Restera à financer le manque à gagner créé par la disparition de la taxe. Un report sur la taxe foncière ? Il serait payé par les propriétaires qui le répercuteraient sur les loyers. Une augmentation du taux de TVA ? C’est un impôt encore plus injuste que ne l’est la taxe d’habitation…
Ça ne passe pas comme une lettre à la poste
La moitié des bureaux de poste grenoblois menacés. Les usagers se sont fait entendre. A Championnet notamment.
Le 26 mai, la manifestation de la marée populaire passe, à dessein, devant la poste Championnet. Bureau fermé dès le matin « pour raison de sécurité ». Son occupation symbolique avait en effet été annoncée. Ce bureau est au centre du combat, puisque sa fermeture est programmée pour le 4 juin.
La direction de la poste, guidée par la rentabilité, veut fermer six des treize bureaux de poste de la ville de Grenoble mais fait face à de la résistance. Le collectif « J’aime ma poste à Grenoble », initié par le collectif départemental, rassemble postiers syndicalistes de la CGT et Sud, militants communistes, membres des unions de quartier, et surtout des habitants.
185 personnes par jour en moyenne
La bataille a démarré l’an dernier, à l’Ile verte, où le fort succès de la pétition puis de la manifestation jusqu’au bureau principal de Chavant (400 personnes sous la grêle), a contraint la direction à reculer, provisoirement. Aujourd’hui, les usagers se mobilisent pour Championnet.
Le 21 avril, une bonne centaine d’habitants s’est réunie devant ce bureau. Toute la semaine suivante, le collectif a fait le comptage des usagers qui l’utilisent : 185 par jour en moyenne alors que la direction en annonce 120. Nouveau rassemblement le lundi 14 mai. La majorité municipale, jusqu’ici passive, se positionne contre la fermeture et fait adopter un vœu au conseil municipal le soir même.
Le 26 mai, la manifestation s’arrête quelques instants devant la poste, le temps d’une prise de parole de François Auguste, puis du président de l’union de quartier. Une nouvelle initiative était programmée pour le 2 juin, une déambulation de Chavant – censé remplacer le bureau fermé – à Championnet.

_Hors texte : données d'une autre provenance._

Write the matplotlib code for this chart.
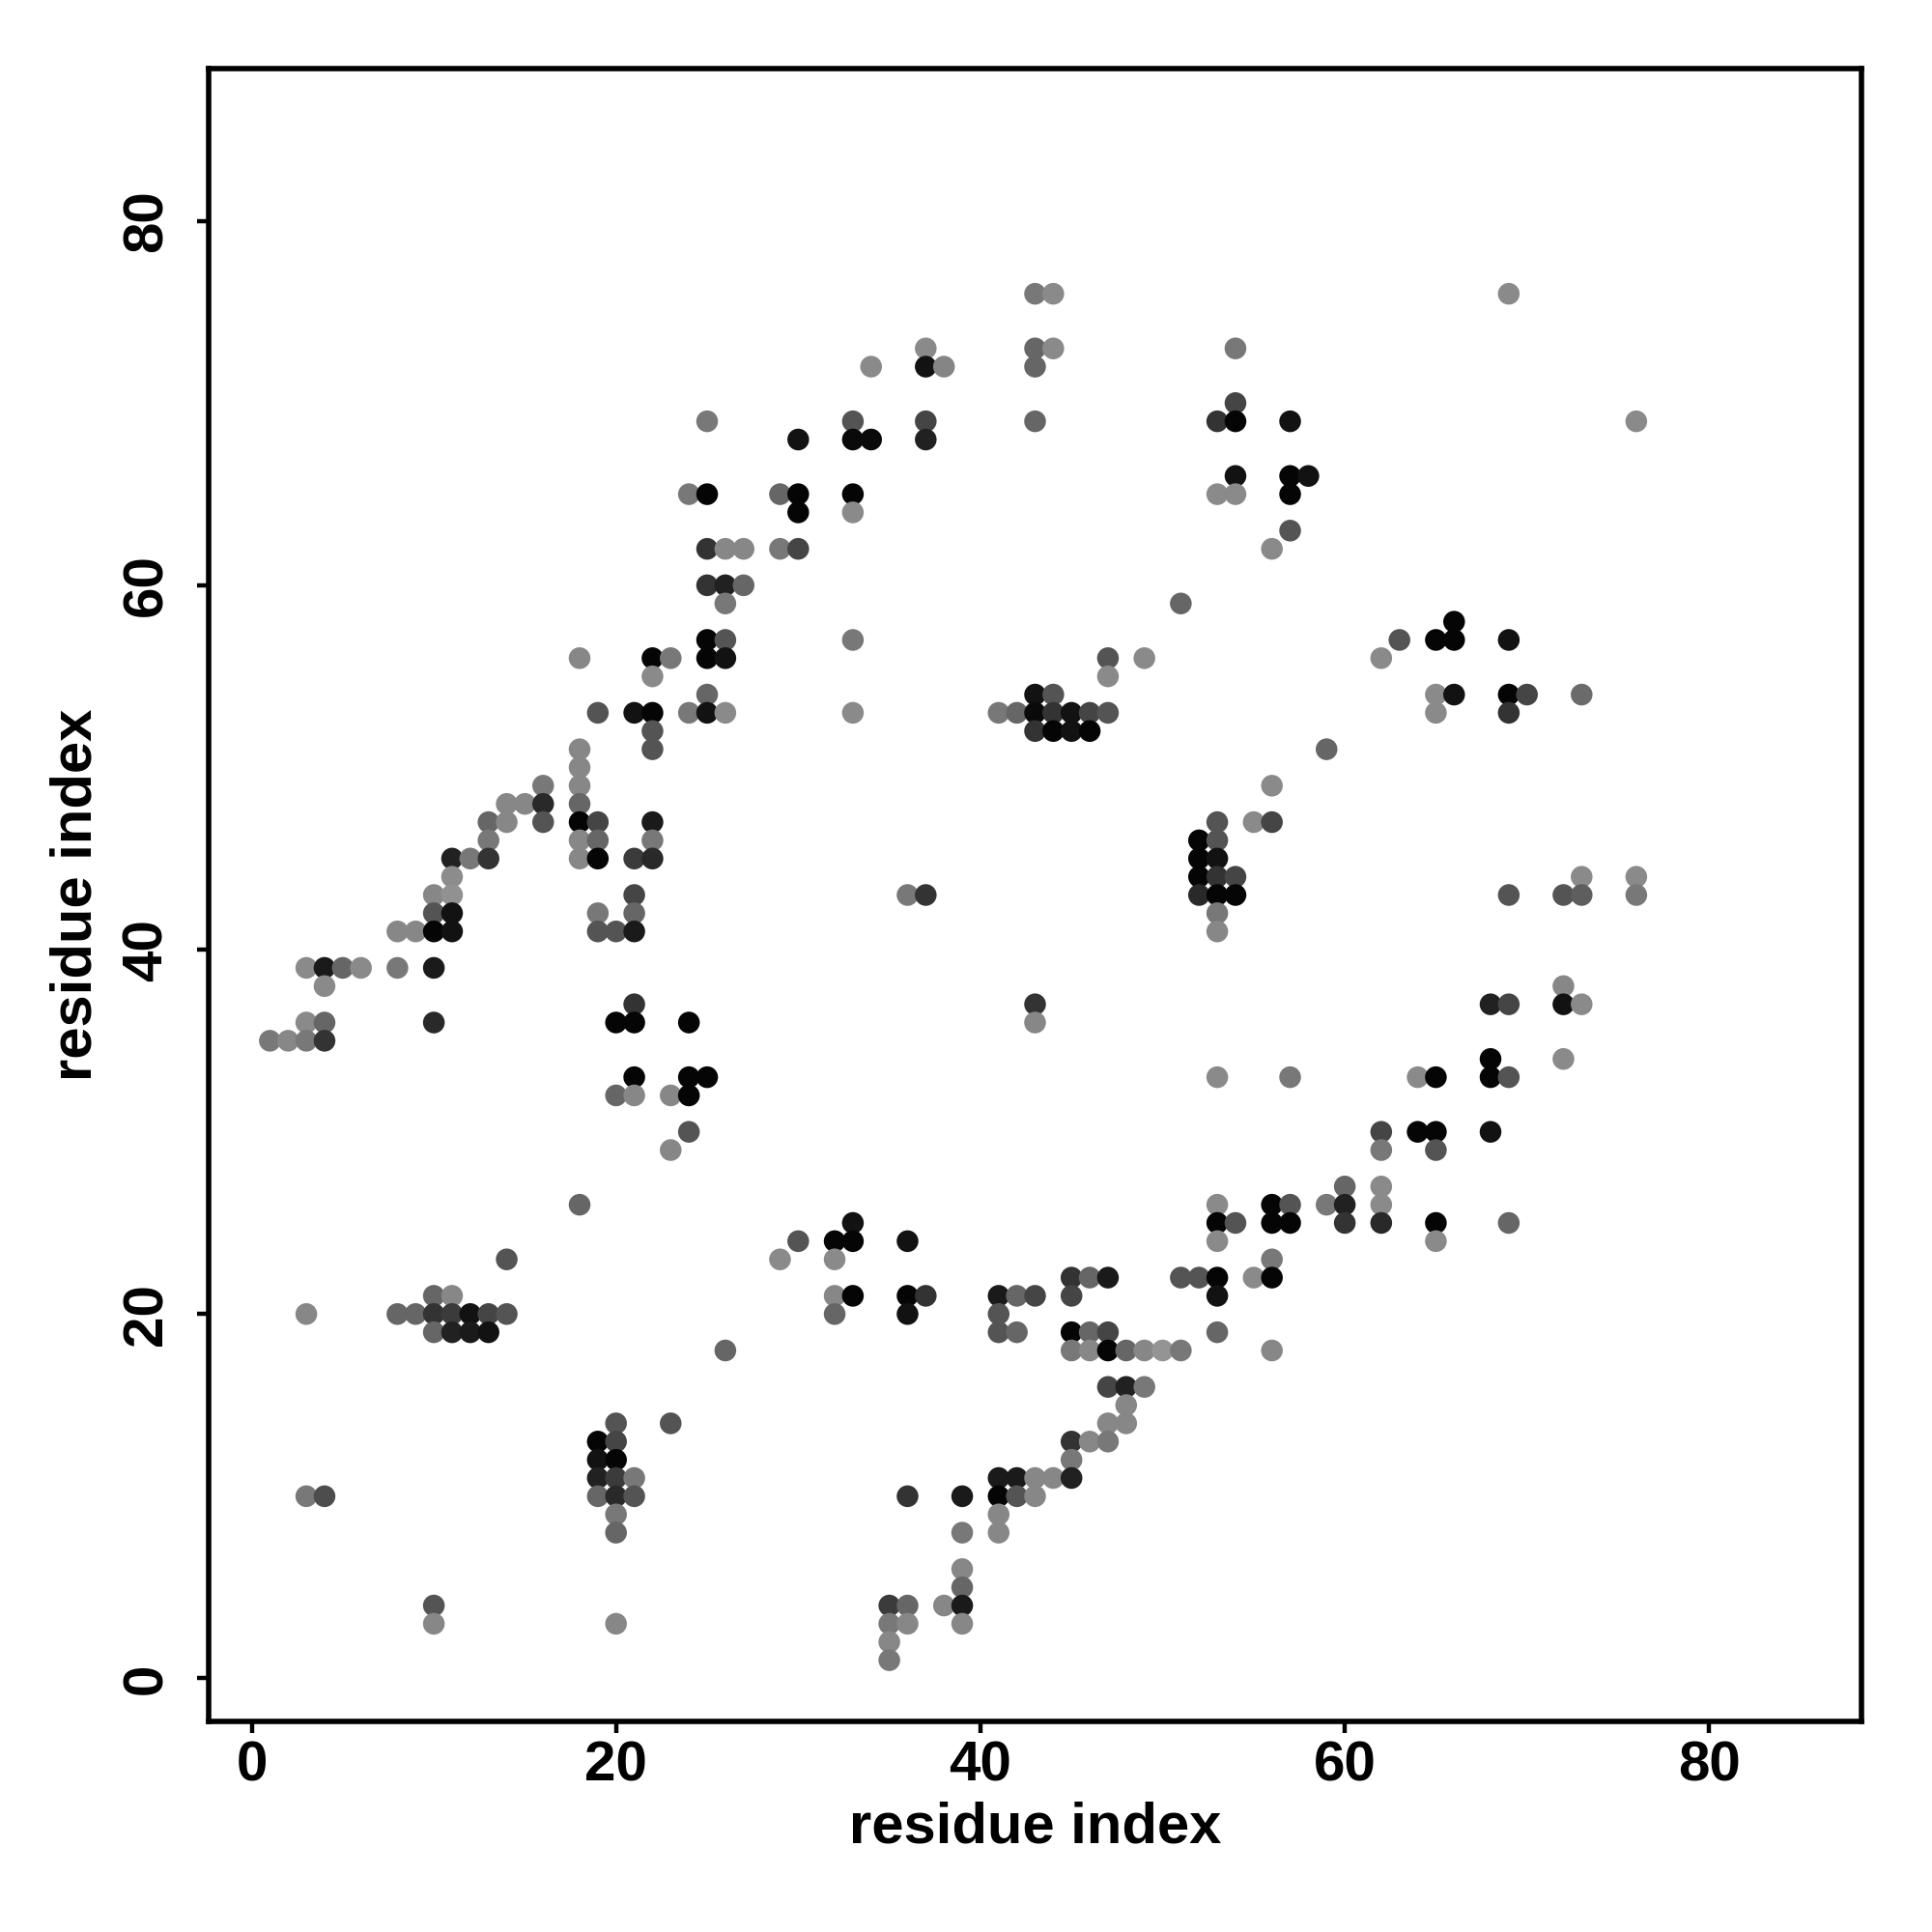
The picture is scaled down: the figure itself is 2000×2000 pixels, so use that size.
import matplotlib
matplotlib.use("Agg")
import matplotlib.pyplot as plt

plt.rcParams['font.family'] = ['Liberation Sans', 'DejaVu Sans']

# (residue i, residue j, grey shade 0=black .. 0.58=light grey)
contacts = [
    (43,76,0.47),(44,76,0.54),(69,76,0.54),
    (37,73,0.54),(43,73,0.40),(44,73,0.54),(54,73,0.47),
    (34,72,0.54),(37,72,0.07),(38,72,0.52),(43,72,0.40),
    (54,70,0.27),
    (25,69,0.47),(33,69,0.33),(37,69,0.27),(43,69,0.40),(53,69,0.20),(54,69,0.02),(57,69,0.07),(76,69,0.54),
    (30,68,0.07),(33,68,0.04),(34,68,0.04),(37,68,0.13),
    (54,66,0.07),(57,66,0.02),(58,66,0.07),
    (24,65,0.47),(25,65,0.02),(29,65,0.40),(30,65,0.02),(33,65,0.02),(53,65,0.54),(54,65,0.54),(57,65,0.02),
    (30,64,0.02),(33,64,0.54),
    (57,63,0.33),
    (25,62,0.20),(26,62,0.53),(27,62,0.53),(29,62,0.47),(30,62,0.27),(56,62,0.54),
    (25,60,0.20),(26,60,0.13),(27,60,0.40),
    (26,59,0.47),(51,59,0.40),
    (66,58,0.02),
    (25,57,0.02),(26,57,0.33),(33,57,0.47),(63,57,0.33),(65,57,0.02),(66,57,0.02),(69,57,0.07),
    (18,56,0.53),(22,56,0.02),(23,56,0.47),(25,56,0.02),(26,56,0.07),(47,56,0.33),(49,56,0.54),(62,56,0.54),
    (22,55,0.54),(47,55,0.54),
    (25,54,0.40),(43,54,0.07),(44,54,0.33),(65,54,0.54),(66,54,0.07),(69,54,0.02),(70,54,0.27),(73,54,0.42),
    (19,53,0.33),(21,53,0.07),(22,53,0.02),(24,53,0.47),(25,53,0.07),(26,53,0.54),(33,53,0.54),
    (41,53,0.47),(42,53,0.40),(43,53,0.04),(44,53,0.20),(45,53,0.07),(46,53,0.27),(47,53,0.33),
    (65,53,0.54),(69,53,0.20),
    (22,52,0.33),(43,52,0.20),(44,52,0.02),(45,52,0.07),(46,52,0.02),
    (18,51,0.53),(22,51,0.33),(59,51,0.40),
    (18,50,0.53),
    (16,49,0.47),(18,49,0.53),(56,49,0.54),
    (14,48,0.53),(15,48,0.53),(16,48,0.16),(18,48,0.40),
    (13,47,0.40),(14,47,0.53),(16,47,0.33),(18,47,0.02),(19,47,0.27),(22,47,0.10),(53,47,0.33),(55,47,0.54),(56,47,0.27),
    (13,46,0.47),(18,46,0.53),(19,46,0.40),(22,46,0.47),(52,46,0.02),(53,46,0.33),
    (11,45,0.13),(12,45,0.47),(13,45,0.20),(18,45,0.53),(19,45,0.02),(21,45,0.23),(22,45,0.16),(52,45,0.02),(53,45,0.07),
    (11,44,0.55),(52,44,0.02),(53,44,0.20),(54,44,0.27),(73,44,0.54),(76,44,0.54),
    (10,43,0.53),(11,43,0.57),(21,43,0.27),(36,43,0.47),(37,43,0.20),(52,43,0.16),(53,43,0.02),(54,43,0.02),
    (69,43,0.33),(72,43,0.33),(73,43,0.37),(76,43,0.47),
    (10,42,0.33),(11,42,0.07),(19,42,0.47),(21,42,0.40),(53,42,0.47),
    (8,41,0.53),(9,41,0.53),(10,41,0.02),(11,41,0.07),(19,41,0.33),(20,41,0.33),(21,41,0.10),(53,41,0.53),
    (3,39,0.54),(4,39,0.10),(5,39,0.40),(6,39,0.54),(8,39,0.47),(10,39,0.10),
    (4,38,0.54),(72,38,0.53),
    (21,37,0.20),(43,37,0.20),(68,37,0.13),(69,37,0.27),(72,37,0.07),(73,37,0.54),
    (3,36,0.54),(4,36,0.40),(10,36,0.16),(20,36,0.02),(21,36,0.02),(24,36,0.02),(43,36,0.53),
    (1,35,0.47),(2,35,0.53),(3,35,0.47),(4,35,0.20),
    (68,34,0.02),(72,34,0.54),
    (21,33,0.02),(24,33,0.02),(25,33,0.02),(53,33,0.54),(57,33,0.47),(64,33,0.54),(65,33,0.02),(68,33,0.02),(69,33,0.33),
    (20,32,0.40),(21,32,0.53),(23,32,0.53),(24,32,0.02),
    (24,30,0.33),(62,30,0.27),(64,30,0.02),(65,30,0.02),(68,30,0.07),
    (23,29,0.53),(62,29,0.47),(65,29,0.33),
    (60,27,0.40),(62,27,0.54),
    (18,26,0.40),(53,26,0.54),(56,26,0.02),(57,26,0.33),(59,26,0.47),(60,26,0.13),(62,26,0.54),
    (33,25,0.07),(53,25,0.02),(54,25,0.33),(56,25,0.02),(57,25,0.02),(60,25,0.20),(62,25,0.16),(65,25,0.02),(69,25,0.40),
    (30,24,0.33),(32,24,0.02),(33,24,0.02),(36,24,0.07),(53,24,0.54),(65,24,0.54),
    (14,23,0.33),(29,23,0.54),(32,23,0.54),(56,23,0.47),
    (45,22,0.20),(46,22,0.40),(47,22,0.10),(51,22,0.33),(52,22,0.33),(53,22,0.02),(55,22,0.54),(56,22,0.02),
    (10,21,0.40),(11,21,0.53),(32,21,0.53),(33,21,0.02),(36,21,0.02),(37,21,0.20),(41,21,0.10),(42,21,0.40),
    (43,21,0.27),(45,21,0.27),(53,21,0.07),
    (3,20,0.53),(8,20,0.40),(9,20,0.40),(10,20,0.20),(11,20,0.23),(12,20,0.07),(13,20,0.27),(14,20,0.33),
    (32,20,0.40),(36,20,0.07),(41,20,0.33),
    (10,19,0.40),(11,19,0.13),(12,19,0.10),(13,19,0.07),(41,19,0.33),(42,19,0.40),(45,19,0.02),(46,19,0.40),
    (47,19,0.27),(53,19,0.40),
    (26,18,0.40),(45,18,0.47),(46,18,0.53),(47,18,0.02),(48,18,0.40),(49,18,0.53),(50,18,0.58),(51,18,0.47),(56,18,0.53),
    (47,16,0.27),(48,16,0.13),(49,16,0.47),
    (48,15,0.53),
    (20,14,0.33),(23,14,0.33),(47,14,0.53),(48,14,0.53),
    (19,13,0.02),(20,13,0.27),(45,13,0.20),(46,13,0.53),(47,13,0.47),
    (19,12,0.07),(20,12,0.02),(45,12,0.47),
    (19,11,0.13),(20,11,0.23),(21,11,0.47),(41,11,0.10),(42,11,0.10),(43,11,0.53),(44,11,0.53),(45,11,0.13),
    (3,10,0.47),(4,10,0.30),(19,10,0.40),(20,10,0.16),(21,10,0.33),(36,10,0.20),(39,10,0.10),(41,10,0.02),
    (42,10,0.33),(43,10,0.53),
    (20,9,0.47),(41,9,0.53),
    (20,8,0.40),(39,8,0.47),(41,8,0.53),
    (39,6,0.53),
    (39,5,0.40),
    (10,4,0.33),(35,4,0.23),(36,4,0.40),(38,4,0.53),(39,4,0.10),
    (10,3,0.53),(20,3,0.53),(35,3,0.47),(36,3,0.53),(39,3,0.53),
    (35,2,0.53),
    (35,1,0.47),
]

res_i = [c[0] for c in contacts]
res_j = [c[1] for c in contacts]
shade = [c[2] for c in contacts]
ticks = [0, 20, 40, 60, 80]

fig = plt.figure(figsize=(10, 10), dpi=200)
ax = fig.add_axes([0.108, 0.109, 0.8555, 0.8555])

colors = [(s, s, s) for s in shade]
msize = (22.5 * 72 / 200) ** 2
ax.scatter(res_i, res_j, s=msize, c=colors, linewidths=0, zorder=3)

ax.set_xlim(-2.36, 88.36)
ax.set_ylim(-2.36, 88.36)
ax.set_xticks(ticks)
ax.set_yticks(ticks)
ax.set_xticklabels([str(t) for t in ticks], fontsize=21, fontweight='bold')
ax.set_yticklabels([str(t) for t in ticks], fontsize=21, fontweight='bold',
                   rotation=90, va='center')

for sp in ax.spines.values():
    sp.set_linewidth(2.0)
ax.tick_params(axis='both', direction='out', length=4.2, width=1.6, color='black')
ax.tick_params(axis='x', pad=3)
ax.tick_params(axis='y', pad=9)

ax.set_xlabel('residue index', fontsize=21.5, fontweight='bold', va='center', ha='center')
ax.set_ylabel('residue index', fontsize=21.5, fontweight='bold', va='center', ha='center')
ax.xaxis.set_label_coords(0.5, -0.0643)
ax.yaxis.set_label_coords(-0.080, 0.5)

fig.savefig('out.png', dpi=200, facecolor='white')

La fermeture du bureau de Grand Place devait intervenir le 29 mai.
Antonin Grandfond
Cartes grises
« Il n’est désormais plus possible de demander une carte grise auprès de la préfecture ou de la sous-préfecture. La démarche s’effectue soit en ligne, soit auprès d’un professionnel habilité. » C’est ce que nous apprend le site de la préfecture de l’Isère. Qui précise aussi que le professionnel en question facture ses services : forcément, il fait à votre place, explique le message officiel. « J’ai essayé en ligne, ça ne marchait pas, le délai approchait, alors j’ai payé trente euros dans une boutique et ça a marché tout de suite. » Ca, c’est un usager qui nous l’a dit.
75%
C’est l’augmentation des tarifs du gaz depuis 2005, depuis la fin du tarif réglementé. La logique, c’est que les tarifs du temps du monopole GDF étaient trop bas pour permettre à d’autres entreprises de vendre du gaz. Il fallait donc augmenter les tarifs pour permettre à la concurrence de s’exercer… concurrence censée assurer la baisse des prix.